December 2021 Respondent retires from Venezuelan military. No further contact.
Feb 2024 Leaves Venezuela. No threats or pursuit for 2.5 years prior.
July 2025 BIA reverses CAT protection, citing absence of ongoing individualized risk.

Summary Table: What Counts Now?

Evidence Before Now (O-Y-A-E-)
Old threats Often enough Insufficient
General country conditions Often enough Insufficient
Recent, ongoing risk Not always required Absolutely required
Government pursuit Helpful, not essential Essential

Practical Impact and Next Steps

  • This ruling will lead to far more denials for Venezuelan and other applicants whose last threat is “stale.”
  • Attorneys must develop recent, documentary proof of pursuit or threats right up to the time of departure.
  • CAT protection is now nearly impossible if you only have old threats or rely on general reports of abuse.

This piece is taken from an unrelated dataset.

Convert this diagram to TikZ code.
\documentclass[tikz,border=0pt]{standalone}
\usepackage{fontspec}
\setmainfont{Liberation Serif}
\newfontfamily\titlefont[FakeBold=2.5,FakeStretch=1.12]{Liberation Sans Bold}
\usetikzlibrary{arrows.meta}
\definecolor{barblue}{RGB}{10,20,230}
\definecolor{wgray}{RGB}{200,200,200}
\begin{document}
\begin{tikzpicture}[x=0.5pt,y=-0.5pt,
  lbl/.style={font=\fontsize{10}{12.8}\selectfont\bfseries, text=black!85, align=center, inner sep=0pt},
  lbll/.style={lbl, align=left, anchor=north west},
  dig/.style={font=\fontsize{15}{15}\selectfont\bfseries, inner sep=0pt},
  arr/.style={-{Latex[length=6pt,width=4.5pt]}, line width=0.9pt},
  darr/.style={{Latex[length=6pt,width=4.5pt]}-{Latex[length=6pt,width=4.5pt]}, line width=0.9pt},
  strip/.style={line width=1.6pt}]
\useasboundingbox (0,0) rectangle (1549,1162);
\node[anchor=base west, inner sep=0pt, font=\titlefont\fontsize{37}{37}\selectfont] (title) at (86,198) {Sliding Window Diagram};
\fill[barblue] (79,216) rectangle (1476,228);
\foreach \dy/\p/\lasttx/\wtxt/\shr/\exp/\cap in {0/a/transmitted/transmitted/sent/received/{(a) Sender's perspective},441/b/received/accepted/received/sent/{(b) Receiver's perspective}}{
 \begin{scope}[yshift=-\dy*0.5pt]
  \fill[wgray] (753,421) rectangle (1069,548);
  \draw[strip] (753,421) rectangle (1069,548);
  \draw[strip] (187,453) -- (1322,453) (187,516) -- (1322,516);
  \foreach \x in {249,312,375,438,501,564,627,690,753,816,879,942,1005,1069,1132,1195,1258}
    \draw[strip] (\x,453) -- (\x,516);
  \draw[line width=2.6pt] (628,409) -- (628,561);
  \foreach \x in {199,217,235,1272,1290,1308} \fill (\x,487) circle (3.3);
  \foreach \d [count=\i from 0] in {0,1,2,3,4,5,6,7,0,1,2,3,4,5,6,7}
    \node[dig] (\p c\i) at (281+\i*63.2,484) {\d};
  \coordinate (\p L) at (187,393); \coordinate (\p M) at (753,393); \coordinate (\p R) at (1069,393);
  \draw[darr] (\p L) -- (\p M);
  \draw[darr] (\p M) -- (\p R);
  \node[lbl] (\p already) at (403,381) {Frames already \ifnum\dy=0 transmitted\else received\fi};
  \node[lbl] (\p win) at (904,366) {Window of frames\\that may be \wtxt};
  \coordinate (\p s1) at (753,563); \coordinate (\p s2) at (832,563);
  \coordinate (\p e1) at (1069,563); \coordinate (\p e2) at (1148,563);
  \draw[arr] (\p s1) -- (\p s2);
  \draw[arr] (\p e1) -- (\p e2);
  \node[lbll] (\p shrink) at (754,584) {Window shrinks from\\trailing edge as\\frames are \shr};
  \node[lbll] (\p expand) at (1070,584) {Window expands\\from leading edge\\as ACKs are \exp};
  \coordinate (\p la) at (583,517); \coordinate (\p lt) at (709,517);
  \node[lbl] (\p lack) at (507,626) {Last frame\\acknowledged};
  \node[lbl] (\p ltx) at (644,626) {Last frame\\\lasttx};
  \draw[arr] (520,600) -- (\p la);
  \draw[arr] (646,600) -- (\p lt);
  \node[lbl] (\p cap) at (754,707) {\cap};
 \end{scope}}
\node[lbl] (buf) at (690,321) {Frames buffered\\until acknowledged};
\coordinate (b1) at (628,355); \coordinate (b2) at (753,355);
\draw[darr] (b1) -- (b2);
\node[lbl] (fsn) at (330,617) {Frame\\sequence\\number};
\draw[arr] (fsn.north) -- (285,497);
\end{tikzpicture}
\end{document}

In sum: The BIA in Matter of O-Y-A-E- demands real-time, individualized risk for CAT protection. Old stories and broad country evidence no longer suffice.
Always read and cite the full case:
Matter of O-Y-A-E-, 29 I&N Dec. 190 (BIA 2025)

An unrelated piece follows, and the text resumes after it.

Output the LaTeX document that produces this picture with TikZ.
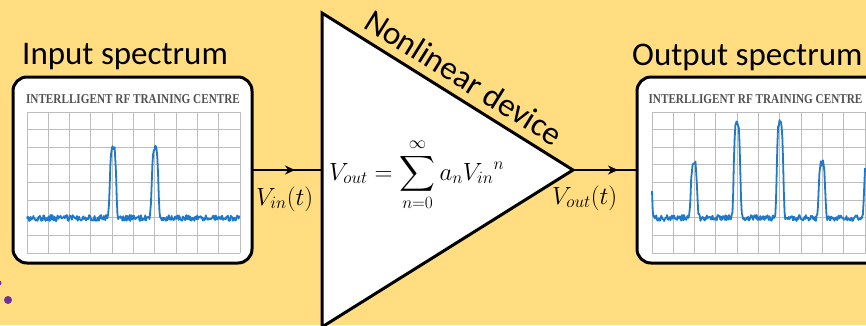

BIA vs. ALL CIRCUITS: This Decision Is Dead on Arrival

THE FUNDAMENTAL SPLIT: Aggregate vs. Individual Analysis

EVERY FEDERAL CIRCUIT SAYS:

“Consider ALL risk factors CUMULATIVELY”

Past threats + Country conditions + Personal factors = ANALYZED TOGETHER

BIA O-Y-A-E- SAYS:

“Each factor must stand ALONE”

Old threats = worthless
Country conditions = insufficient

THE CIRCUITS REQUIRING AGGREGATE APPROACH

️ Third Circuit – Pennsylvania, New Jersey, Delaware

Case: Kamara v. Attorney General, 420 F.3d 202, 213-14 (3d Cir. 2005)

Standard: “Cumulative probability of torture by [multiple sources] exceeds 50%”

️ Fourth Circuit – Maryland, Virginia, North Carolina, South Carolina, West Virginia

Case: Rodriguez-Arias v. Whitaker, 915 F.3d 968, 972-73 (4th Cir. 2019)

Standard: “Consider the aggregated risk caused by all three entities in unison”

️ Sixth Circuit – Michigan, Ohio, Kentucky, Tennessee

Case: Marqus v. Barr, 968 F.3d 583, 589 (6th Cir. 2020)

Standard: “Cumulative probability of torture by [all] entities, or for all reasons”

️ Seventh Circuit – Illinois, Indiana, Wisconsin (CHICAGO AREA)

Case: Nyandwi v. Garland, 15 F.4th 836, 839 (7th Cir. 2021)

“The agency may address risk factors individually SO LONG AS it considers all sources of and reasons for risk cumulatively

⚠️ O-Y-A-E- DIRECTLY VIOLATES this binding precedent

️ Eighth Circuit – Arkansas, Iowa, Minnesota, Missouri, Nebraska, North Dakota, South Dakota

Case: Abdi Omar v. Barr, 962 F.3d 1061, 1065 (8th Cir. 2020)

Standard: Must follow aggregate risk approach for CAT determinations

️ Ninth Circuit – California, Alaska, Arizona, Hawaii, Idaho, Montana, Nevada, Oregon, Washington

Case: Quijada-Aguilar v. Lynch, 799 F.3d 1303, 1308 (9th Cir. 2015)

Standard: Risk factors must be considered “in the aggregate”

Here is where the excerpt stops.